In the absence of market evidence to the contrary, a further downward adjustment of 10 per cent is then applied to this estimate to arrive at the property’s Current Value Assessment. This standard 10 per cent deduction recognizes the difference in ownership structure between condominium property (i.e., fee simple) and equity co-operatives (i.e., shares).

On assessment rolls, equity co-operatives are described under one roll number with the co-operative housing corporation shown as the property owner.

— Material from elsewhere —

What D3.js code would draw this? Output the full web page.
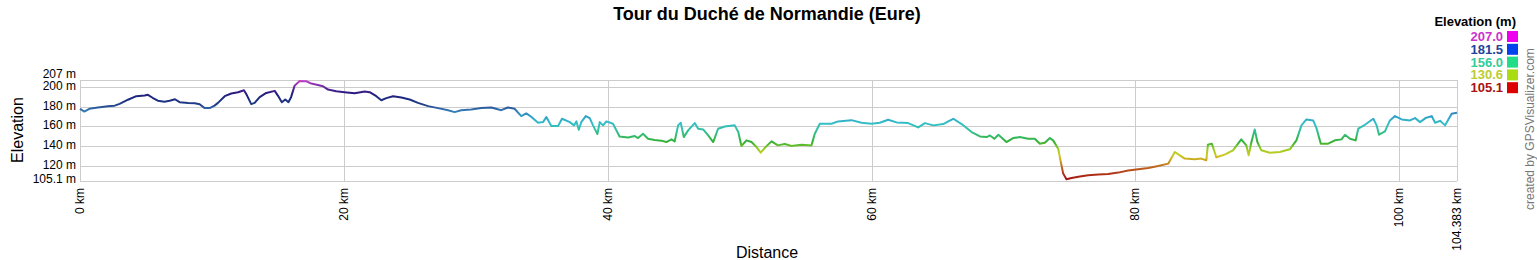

The individual residents or shareholders are listed as tenants of the corporation.

Related Information

Section 19(1) of the Assessment Act
Ontario Regulation 282/98
Co-operative Corporations Act
Canada Cooperatives Act
Business Corporations Act
Corporations Act

Note: This procedure has been developed to provide the public with a general understanding for the valuation of equity co-operative housing projects. The applicable law prevails to the extent there is any conflict between the procedure and the relevant law.

Note: The applicable law prevails to the extent there is any conflict between this information and the current law. This information is not intended to provide legal advice and should not be relied upon as such.